On the basis of that letter I was given five two-hour exams called the General Educational Development tests provided by the Armed Forces. I passed those on Friday, got my high school diploma for $4.58 and enrolled the following day for second semester Summer School at Wheaton College. I knew immediately what I wanted to do and went straight to the table marked “Writing.” This became my major. Each summer at Wheaton I traveled abroad in search of stories and experiences. From Wheaton I went to Grace Theological Seminary and earned the B.D. degree and from there into Christian journalism. Today I am a freelance writer serving 14 accounts among mission agencies and service organizations, including my post as executive secretary of the Evangelical Press Association.

I hand much of the credit to Wheaton College. Without its providential intervention I would no doubt have wound up in Alaska with little aim or purpose and of even less usefulness to the Lord. It’s easy to see why I can say, “Thank God for Wheaton College!”

Down This Road Before

Recently a series of emails from the president’s office have explained the budgetary struggles the College will be facing in the coming year. Though these will be trying days for staff and faculty, this is not the first occasion in which Wheaton has seen tough times. For example, the following is quoted from Getting Things from God (1915) by Charles Blanchard, the second president of Wheaton College:

I began work in Wheaton College in September of 1872. Since that time, in the midst of many imperfections and failures, I have given myself to the service of the kingdom of God among the young people of my country and time. Almost all the graduates of the college during these years have, before completing their courses, confessed themselves believers in Jesus Christ. A large number, something like forty per cent of the men graduates, have given themselves to the ministry, to service as Christian teachers in home and foreign lands, to work in the Young Men’s Christian Association, or some other form of Christian service. We began with almost nothing in the way of money, and have never had, from the beginning until now, a wealthy patron who made the college his first care. Our helpers have been broad-minded, large-hearted men and women, who gave what they gave to the college not for personal glory, but for the sake of the work it was seeking to do. They were givers in many directions, and did not feel that they wished to make one institution their chief care. One of them said to me, when I asked him if he would not consider making the college his chief work, I am giving now to one hundred different charities, and I do not dare or wish to cut off one. The result has been that oftentimes we have been in sore need of money. A friend once said to me that he thought it unwise to tell such things as are related above, on the line that such narratives produced the impression that I thought my own prayers better than the prayers of other people…I do not see the slightest reason for such an impression. Ought not a man to give his own testimony? If God has answered his prayers, ought he not to say so?

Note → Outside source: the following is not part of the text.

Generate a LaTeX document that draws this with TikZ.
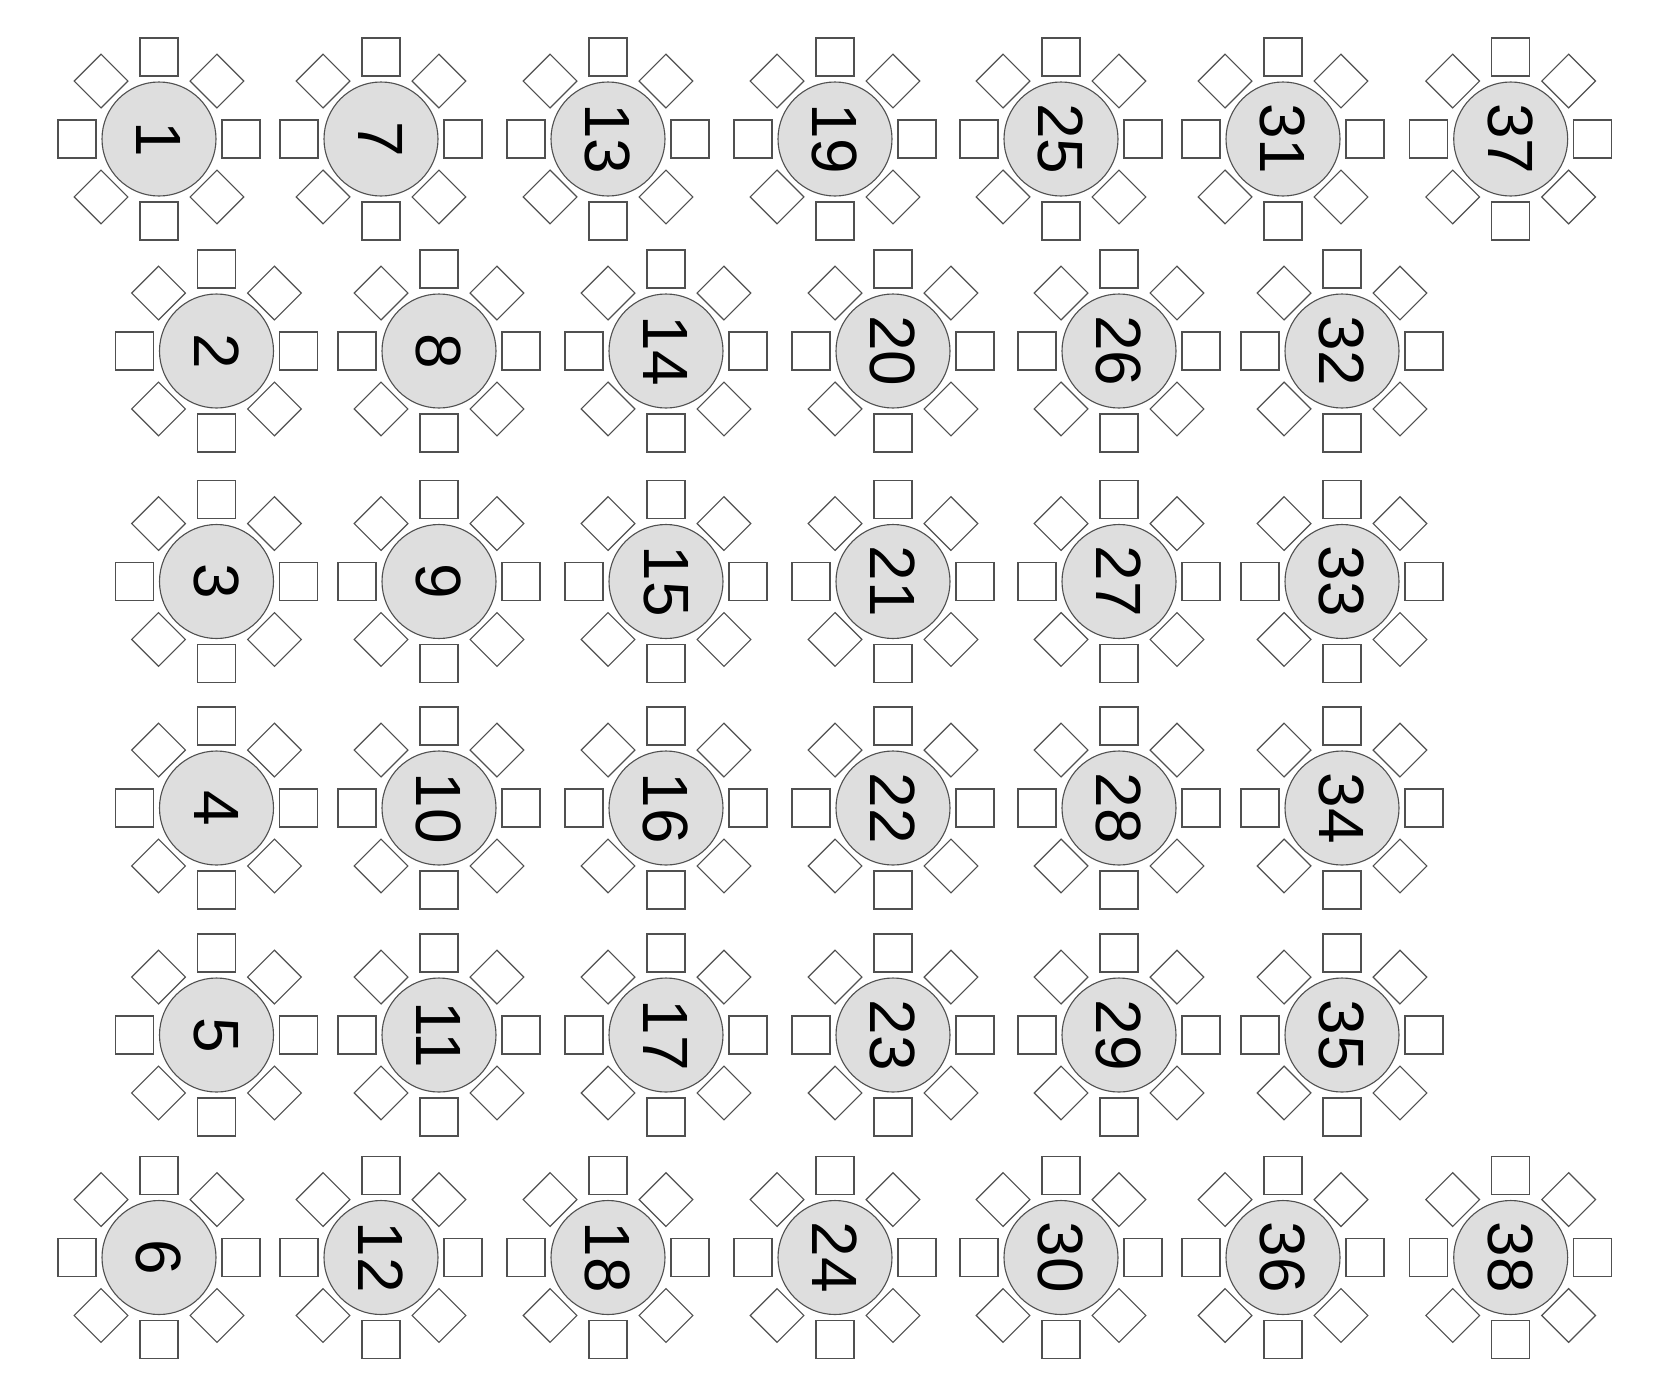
\documentclass[tikz,border=0pt]{standalone}
\usepackage{fontspec}
\setmainfont{Liberation Sans}
\definecolor{tablefill}{HTML}{DEDEDE}
\definecolor{lineg}{HTML}{505050}
\begin{document}
\begin{tikzpicture}[x=1pt,y=-1pt,
  tbl/.style={circle, draw=lineg, line width=1.1pt, fill=tablefill, minimum size=114pt, inner sep=0pt,
    font=\fontsize{64}{64}\selectfont, text=black},
  chair/.style={rectangle, draw=lineg, line width=1.2pt, fill=white, minimum size=38pt, inner sep=0pt},
  lbl/.style={rotate=-90, inner sep=0pt, font=\fontsize{64}{64}\selectfont}]
\useasboundingbox[fill=white] (0,0) rectangle (1655,1393);
% table groups: number / x / y
\foreach \n/\x/\y in {
  1/159/139, 7/381/139, 13/608/139, 19/835/139, 25/1061/139, 31/1283/139, 37/1510.7/139,
  2/216.5/351, 8/439/351, 14/666/351, 20/893/351, 26/1119/351, 32/1342/351,
  3/216.5/581.5, 9/439/581.5, 15/666/581.5, 21/893/581.5, 27/1119/581.5, 33/1342/581.5,
  4/216.5/808, 10/439/808, 16/666/808, 22/893/808, 28/1119/808, 34/1342/808,
  5/216.5/1035, 11/439/1035, 17/666/1035, 23/893/1035, 29/1119/1035, 35/1342/1035,
  6/159/1257.5, 12/381/1257.5, 18/608/1257.5, 24/835/1257.5, 30/1061/1257.5, 36/1283/1257.5, 38/1510.7/1257.5}
{
  \foreach \a in {0,45,...,315}
    \node[chair, rotate=\a] (c\n-\a) at ([shift={(\a:82pt)}]\x,\y) {};
  \node[tbl] (t\n) at (\x,\y) {};
  \node[lbl] (l\n) at (t\n.center) {\n};
}
\end{tikzpicture}
\end{document}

In 1978, a 1933 alum recollected similar circumstances under the administrative leadership of J. Oliver Buswell, Wheaton’s third president:

My $125 had been promptly put in the local bank on arrival, awaiting the next Tuesday deadline for tuition payments. Not one of us were prepared for the morning headlines: ROOSEVELT CLOSES BANKS! The campus was stunned. Students clustered in bewilderment seeking each other’s comfort in the common disaster. The President had chosen the worst moment of the year to cripple college matriculations here and across the land. Evan the Colleges bank accounts were frozen. There was no money available for us to return home if the College were closed! We needed a miracle and God gave it. Unknown to us the faculty and President Buswell were already praying in an emergency session in his conference room below the Tower. The college was broke. The students were broke. What was God’s advice this morning? God’s answer rang clearly in that hushed room: “My promises are from everlasting to everlasting! I will never fail you. Trust Me to reopen the Banks in my own time. Run Wheaton on faith this is your chance to witness for Me!” I am sure that the faculty grew a foot taller in the next 30 minutes. President Buswell must have turned to Comptroller Dyrness and given an unbelievable order: “God says we stay open! Post notices that we will accept IOUs for tomorrow for tuition and other dues. Notify the faculty that anyone who agrees to stay on will receive vouchers from the College. Put all the students to work on campus projects at 11 cents an hour, payable toward tuition when the banks reopen. Keep the chapel open until midnight all month. We have let God take over this campus!” And so it was that no one went home; no professor left his podium; nor did any campus job go begging! Never were things more spick and span whether lawns, woodwork, windows or bookracks.

In a time when salaries are frozen and an economy is contracting God reveals himself as faithful. God’s faithfulness spurs the faithfulness of women and men. For many of the early decades of the college faculty accepted reduced salaries to enable the college to continue operations. Many faculty had large gardens, chickens and livestock, as well as accepting borders to make ends meet. By 1879 the college had incurred a significant debt finishing Blanchard Hall. Charles Blanchard raised a considerable part of it through faculty giving up their claims for the unpaid salaries. Afterward an arrangement was then entered into with the faculty whereby there would be no further deficits. When possible their modest salaries were paid in full, if not they received a partial salary to allow the college to run debt-free. In more than twenty-five years the faculty contributed over $22,000 (Alumni Quarterly, July 1931, p. 12).